I bought my mom a used tablet PC that we can use to play audio books from Audible (among other things). I spent about 20 hours setting that thing up. Unfortunately, mom can’t operate it right now. The screen is too far away for her to read unless she has it on her lap. And when it’s on her lap she can’t operate the trackball with her feet. Retha can play the books for her for now, but it’s still a huge disappointment. I’ll look up some swing-arm things and get Joe to tinkering. It may not ever come together though.

About the only way mom seems comfortable the last few days is if she has the bipap machine on. Otherwise she starts choking on her saliva within about 3 minutes. She can’t suction herself. Retha does an okay job, but mom can’t tell her where the saliva is pooling so it’s hard. I told mom she should reconsider the medications she rejected because they would dry her eyes. At the time, saliva was more an inconvenience than it is now. Now it’s life or death, and a miserable life too.

Watching her choking off and on for 2 hours was pretty wrenching.

Her brace no longer fits either.

In other news

Starting shortly, mom will have 24 hour caregivers. I’ve got Monday through Thursday covered, and am working on Friday through Sunday coverage.

Dad is not thrilled. I don’t blame him. There will be someone he barely knows in his house 24 hours a day. That’s a tough nut to swallow.

It’s really pretty wrenching to see my mom now. It’s not just that she has almost no use of her hands. It’s more. I can’t really put into words how weak she is without writing a novel, and I’m not in the mood for it.

Getting pissy gets good news

I got a little pissy with the doctor’s office this morning on a referral. Not hugely so. Just enough to let them know this was not a routine matter.

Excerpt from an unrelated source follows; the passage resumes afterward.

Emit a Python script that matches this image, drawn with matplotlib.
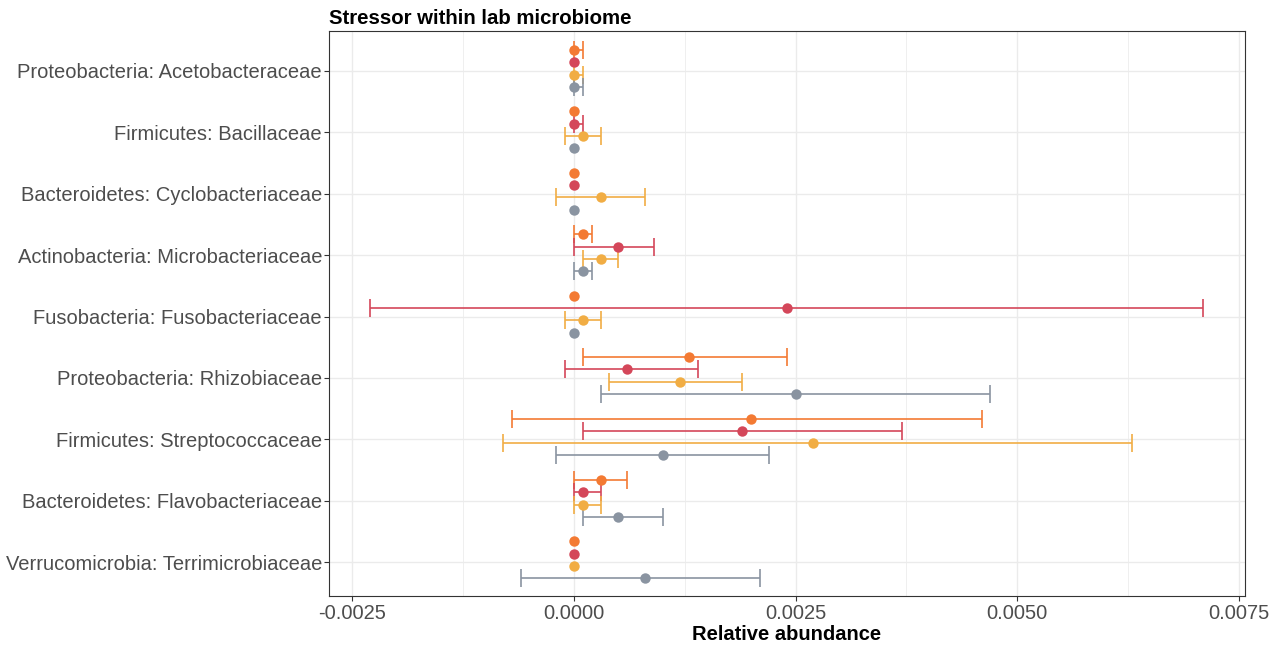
import matplotlib
matplotlib.use("Agg")
import matplotlib.pyplot as plt
import numpy as np

plt.rcParams["font.family"] = ["Liberation Sans", "DejaVu Sans"]

families = [
    "Proteobacteria: Acetobacteraceae",
    "Firmicutes: Bacillaceae",
    "Bacteroidetes: Cyclobacteriaceae",
    "Actinobacteria: Microbacteriaceae",
    "Fusobacteria: Fusobacteriaceae",
    "Proteobacteria: Rhizobiaceae",
    "Firmicutes: Streptococcaceae",
    "Bacteroidetes: Flavobacteriaceae",
    "Verrucomicrobia: Terrimicrobiaceae",
]

# mean, lower and upper bound per treatment group (one value per family, top to bottom)
orange_mean = [0.0, 0.0, 0.0, 0.0001, 0.0, 0.0013, 0.0020, 0.0003, 0.0]
orange_lo = [0.0, 0.0, 0.0, 0.0, 0.0, 0.0001, -0.0007, 0.0, 0.0]
orange_hi = [0.0001, 0.0, 0.0, 0.0002, 0.0, 0.0024, 0.0046, 0.0006, 0.0]

red_mean = [0.0, 0.0, 0.0, 0.0005, 0.0024, 0.0006, 0.0019, 0.0001, 0.0]
red_lo = [0.0, 0.0, 0.0, 0.0, -0.0023, -0.0001, 0.0001, 0.0, 0.0]
red_hi = [0.0, 0.0001, 0.0, 0.0009, 0.0071, 0.0014, 0.0037, 0.0003, 0.0]

yellow_mean = [0.0, 0.0001, 0.0003, 0.0003, 0.0001, 0.0012, 0.0027, 0.0001, 0.0]
yellow_lo = [0.0, -0.0001, -0.0002, 0.0001, -0.0001, 0.0004, -0.0008, 0.0, 0.0]
yellow_hi = [0.0001, 0.0003, 0.0008, 0.0005, 0.0003, 0.0019, 0.0063, 0.0003, 0.0]

gray_mean = [0.0, 0.0, 0.0, 0.0001, 0.0, 0.0025, 0.0010, 0.0005, 0.0008]
gray_lo = [0.0, 0.0, 0.0, 0.0, 0.0, 0.0003, -0.0002, 0.0001, -0.0006]
gray_hi = [0.0001, 0.0, 0.0, 0.0002, 0.0, 0.0047, 0.0022, 0.0010, 0.0021]

series = [
    (orange_mean, orange_lo, orange_hi, "#F37A33", -0.34),
    (red_mean, red_lo, red_hi, "#D4475A", -0.14),
    (yellow_mean, yellow_lo, yellow_hi, "#F1AD44", 0.06),
    (gray_mean, gray_lo, gray_hi, "#8A94A1", 0.26),
]

xticks = [-0.0025, 0.0, 0.0025, 0.005, 0.0075]
xticklabels = ["-0.0025", "0.0000", "0.0025", "0.0050", "0.0075"]

fig = plt.figure(figsize=(12.87, 6.47), dpi=100)
ax = fig.add_axes([0.2556, 0.0788, 0.9674 - 0.2556, 0.9521 - 0.0788])

base = np.arange(len(families))

# background grid (major at ticks, minor halfway between)
for x in np.arange(-0.00375, 0.0076, 0.00125):
    major = any(abs(x - t) < 1e-9 for t in xticks)
    ax.axvline(x, color="#EBEBEB", lw=1.0 if major else 0.55, zorder=0)
for y in base:
    ax.axhline(y, color="#EBEBEB", lw=1.0, zorder=0)

for mean, lo, hi, color, off in series:
    mean = np.asarray(mean)
    lo = np.asarray(lo)
    hi = np.asarray(hi)
    ypos = base + off
    err = np.vstack([mean - lo, hi - mean])
    has_bar = (hi - lo) > 0
    ax.errorbar(mean[has_bar], ypos[has_bar], xerr=err[:, has_bar], fmt="none",
                ecolor=color, elinewidth=1.2, capsize=6.5, capthick=1.2, zorder=2)
    ax.plot(mean, ypos, "o", color=color, markersize=7.5, markeredgewidth=0, zorder=3)

ax.set_xlim(-0.002765, 0.007573)
ax.set_ylim(8.55, -0.65)
ax.set_yticks(base)
ax.set_yticklabels(families)
ax.set_xticks(xticks)
ax.set_xticklabels(xticklabels)

ax.tick_params(axis="both", colors="#333333", labelcolor="#4D4D4D",
               labelsize=14.5, length=3.5, width=0.8)
ax.tick_params(axis="y", pad=1.5)
ax.tick_params(axis="x", pad=2.5)
for sp in ax.spines.values():
    sp.set_color("#333333")
    sp.set_linewidth(0.8)

ax.set_xlabel("Relative abundance", fontsize=14.5, fontweight="bold", labelpad=1)
ax.set_title("Stressor within lab microbiome", fontsize=14.7, fontweight="bold",
             loc="left", pad=5)

fig.savefig("out.png", dpi=100)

Upshot is, they got the referral done. They called the other doctor, and he’s going to get my mom in at 4 pm today for Botox. This is still a hail mary pass, but it’s the first time something has gone right in a few weeks. So I am happy.

24 hours

Mom can barely suction herself anymore. There’s a long shot procedure to use Botox to shut down saliva production. If her doctor has done the referral, and if the ENT specialist will still do it, and if it works, then my mom won’t choke to death in the near future.

I told her and dad today that we’ll need to start with 24 hour care shortly. Either the long shot works, she gets 24 hour care, or she goes into a home (or the 4th choice, choke to death on her own saliva).

I hate to be the bearer of bad news, but time is running out for her to be independent. Running out damn fast.

Both of them are fighting additional help. Mom spent 30 minutes today telling me how the case worker from the agency last week was rude and the caregiver wasn’t bright. I don’t want to get into why she’s wrong, but she is. Definitely not as smooth as the first person we hired, and that wasn’t very smooth.